The Bauhaus was founded in Weimar, Germany, in 1919 by merging the city’s schools of fine and applied arts. Inspired by medieval craft guilds, the Bauhaus was organized into workshops arranged by material. It sought to eliminate hierarchies between artists and artisans and bring them together as equal partners in creating art, design objects, and environments. In 1930, Harvard hosted the first Bauhaus exhibition in the United States and became a center for Bauhaus activity in this country when the school’s founding director, Walter Gropius, joined Harvard’s architecture department in 1937. After World War II, with the aid of Gropius and many former Bauhaus artists living in the United States, including Anni and Josef Albers, Herbert Bayer, Lyonel Feininger, and László Moholy-Nagy, the Busch-Reisinger Museum established a Bauhaus collection—today the largest of its kind outside Germany.

“The Busch-Reisinger Bauhaus holdings began as a ‘study collection’ and a collaboration between the museum and artists to preserve the legacy of this extraordinary school,” said Lynette Roth, Daimler Curator of the Busch-Reisinger Museum and Head of the Division of Modern and Contemporary Art at the Harvard Art Museums. “This incredible collection continues to grow and open up new research avenues for scholars and the centennial was the ideal time to highlight it for our broader audiences.”
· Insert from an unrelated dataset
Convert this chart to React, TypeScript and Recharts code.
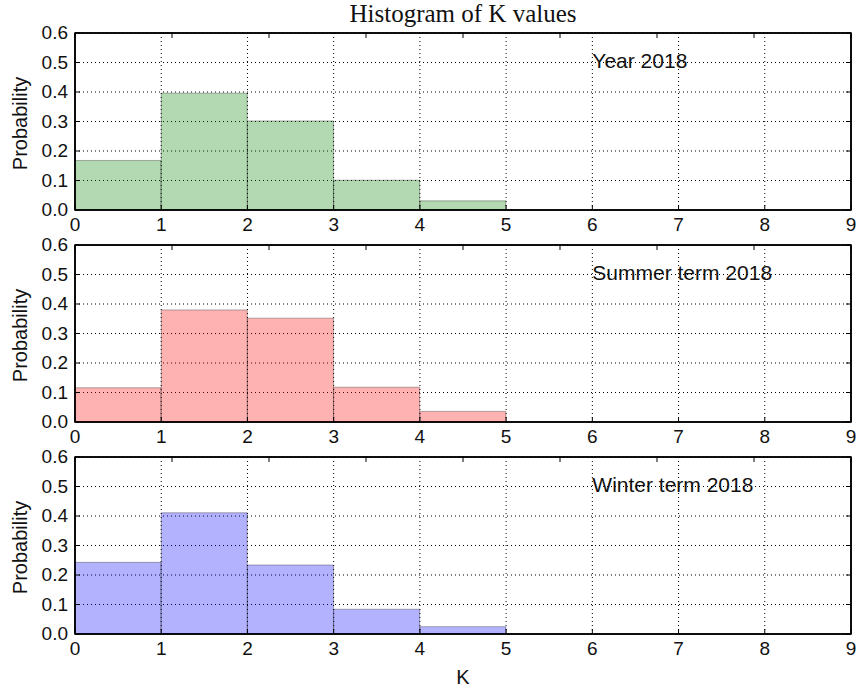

The Bauhaus and Harvard is curated by Laura Muir, Research Curator in the Division of Academic and Public Programs at the Harvard Art Museums, and is on display in the museums’ Special Exhibitions Gallery from February 8 through July 28, 2019.

“This is the first major exhibition of the Busch-Reisinger Museum’s Bauhaus collection since 1971,” said Muir. “Presenting rarely seen material alongside familiar works, it emphasizes the collection’s strengths as well as its diversity. By foregrounding the Bauhaus’s famous preliminary course, collaborations within and between workshops, and the achievements of lesser-known figures, particularly female artists, it offers a fresh perspective on this historical collection, which has long played a key role in the legacy and reception of the Bauhaus in the United States.”

The Bauhaus and Harvard is organized in three sections. The first and largest is devoted to material produced at the Bauhaus in Germany. Highlights include Lyonel Feininger’s Preliminary design for the Program of the State Bauhaus in Weimar (the so-called Bauhaus manifesto), student exercises, major weavings by Anni Albers and Gunta Stölzl, Lucia Moholy’s photographs of Gropius’s Dessau buildings, and László Moholy-Nagy’s Light Prop for an Electric Stage. The second section examines the influence of Bauhaus pedagogy in the United States and features classroom exercises from three schools influenced by the Bauhaus curriculum: Black Mountain College in North Carolina, Brooklyn College in New York, and Newcomb College in New Orleans. The third section highlights the Harvard Graduate Center (now the Caspersen Student Center and its neighboring dormitories). Designed by Gropius’s Cambridge-based firm The Architects Collaborative and completed in 1950, the complex was the first example of modern architecture on Harvard’s campus and a realization of many Bauhaus ideas through its integration of art, architecture, and design. Original works and other furnishings were commissioned from leading modern artists, including some of Gropius’s former Bauhaus colleagues. Herbert Bayer’s stunning and recently conserved 20-foot mural Verdure (originally installed in the Mallory Smith Dining Room) anchors a space that also includes studies for the commissioned art and textiles designed by Anni Albers.

A complementary exhibition in the adjacent University Research Gallery features another work from Gropius’s Harvard Graduate Center. Hans Arp’s “Constellations II” presents a room-sized wall relief created by Hans Arp (1886–1966)—the work’s first public viewing in 15 years. Commissioned for the Graduate Center by Gropius, the relief was first installed in 1950 in a popular dining room in Harkness Commons (now the Caspersen Center). Heavy use of the dining room damaged the delicate surface of the relief, prompting Arp, in 1958, to rearrange the work’s individual panels above table height. Subsequent painting campaigns transformed the relief’s redwood finish to gray-blue, white, and back to natural.

With the cooperation of Harvard Law School, which transferred the relief to the Harvard Art Museums in 2017, objects conservation fellow Madeline Corona from the Straus Center for Conservation and Technical Studies undertook a yearlong project to restore the work to its original finish for the exhibition. Hans Arp’s “Constellations II” is concurrently on display February 8 through July 28, 2019. The exhibition was curated by Melissa Venator, Stefan Engelhorn Curatorial Fellow in the Busch-Reisinger Museum (2016–19). More about the history and conservation of the relief can be read in an Index magazine article and in a forthcoming digital tool on the museums’ website.

The Bauhaus, a comprehensive digital resource launched by the Harvard Art Museums in 2016, provides public access to the more than 32,000 Bauhaus and Bauhaus-related objects in the Busch-Reisinger Museum’s collection. The online resource also shares scholarship on the Bauhaus and its legacy in the United States, including the school’s extensive ties to Harvard and the Greater Boston area. Learn more about the launch of the resource in this press release. Explore the site: hvrd.art/bauhaus

A print publication inspired by The Bauhaus and Harvard and its related programming is due out in Fall 2020.